In like manner, we might say to a savage, on showing him a watch: “If you will keep your eye on those hands, you will see them move round to tell the hours and minutes.” – And he should reply:  “I must put the watch into boiling water – those are my conditions – and if it won't go then, I will not believe it can go at all.”
I don't mind a man being a sceptic in Spiritualism. I don't see how he can help (considering the belief in which we are reared) being a sceptic, until he has proved so strange a matter for himself. But I do object to a man or a woman taking part in a séance with the sole intention of detecting deceit, not when it has happened, but before it has happened – of bringing an argumentative, disputatious mind, full of the idea that it is going to be tricked and humbugged into (perhaps) a private circle who are sitting (like Rosa Dartle) “simply for information”, and scattering all the harmony and good-will about him broadcast.
He couldn't do it to a human assembly without breaking up the party. Why should he expect to be more kindly welcomed by a spiritual one? I have seen an immense deal of courtesy shown under such circumstances to men whom I should have liked to see kicked downstairs.
I have seen them enter a lady's private drawing-room, by invitation, to witness manifestations which were never, under any circumstances, made a means of gain, and have heard them argue, and doubt, and contradict, until they have given their hostess and her friends the lie to their faces. And the world in general would be quite ready to side with these (so-called) gentlemen, not because their word or their wisdom was better worth than that of their fellow guests, but because they protested against the truth of a thing which it had made up its mind to be impossible.

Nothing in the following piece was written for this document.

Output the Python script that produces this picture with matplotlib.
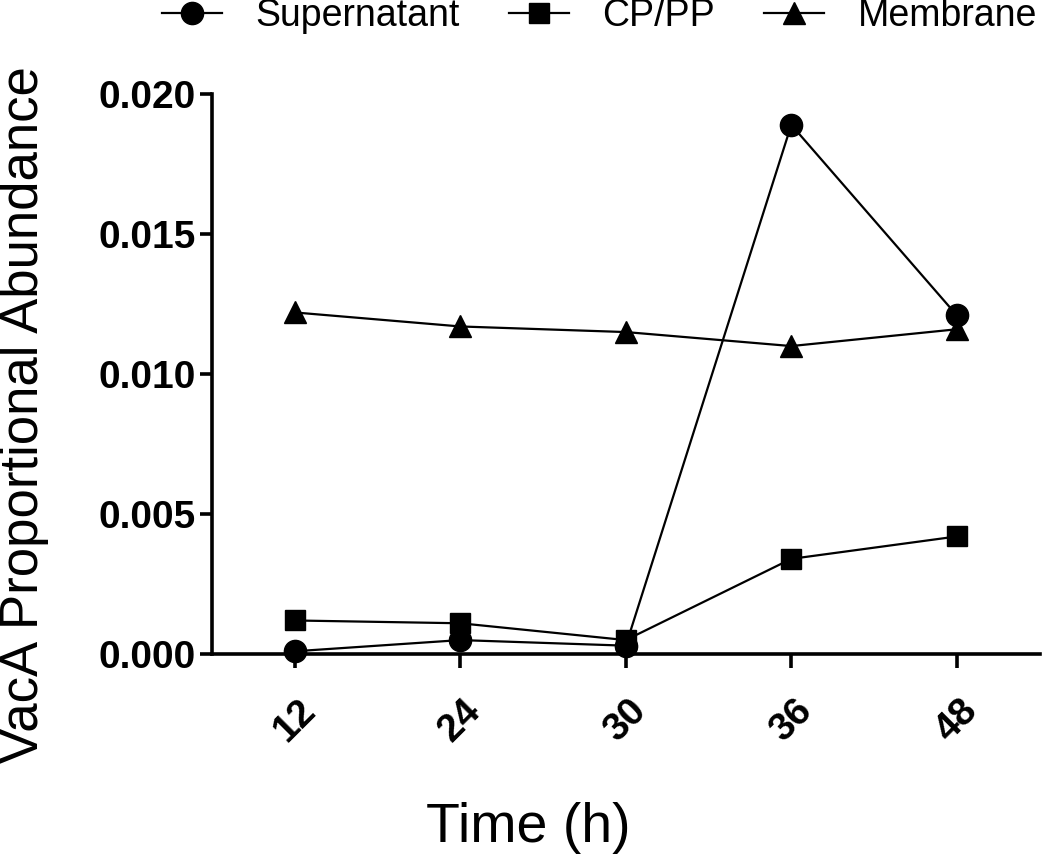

I don't mind a sceptic myself, as I said before, but he must be unbiassed, which few sceptics are. As a rule, they have decided the question at issue for themselves before they commence to investigate it. I find that few people outside the pale of Spiritualism have heard of the Dialectical Society, which was a scientific society assembled a few years ago for the sole purpose of enquiring into the truth of the matter. It was composed of forty members – ten lawyers, ten scientists, ten clergymen, and ten chemists (I think that was the arrangement), and they held forty seances, and the published report at the close of them was, that not one of these men of learning and repute could find any natural cause for the wonders he had witnessed.
I know that there are a thousand obstacles in the way of belief. The extraordinarily contradictory manner in which Protestants are brought up, to believe in one and the same breath that spirits were common visitants to earth at the periods of which the Bible treats, but that it is impossible they can return to it now, although the Lord is the same yesterday, to-day, and for ever.
The conditions of darkness for the creation of materialized spirits, and the resemblance they sometimes bear to the medium, are two fearful stumbling-blocks. Yet one must know that all things are created in the dark, and that even a seed cannot sprout if you let the light in upon it, while as for the resemblance between the spirit and the medium, from whom it takes the material being that enables it to appear, if investigators would only persevere with their enquiries, they would find, as I have, that that is a disappointment which has its remedy in Time. When people call on me to explain such things, I can only say that I know no more how they come than they do, or that I know how I came, a living, sentient creature, into the world.
Besides (as I have said before), I write these pages to tell only what I have seen, and not to argue how it came to pass that I saw it.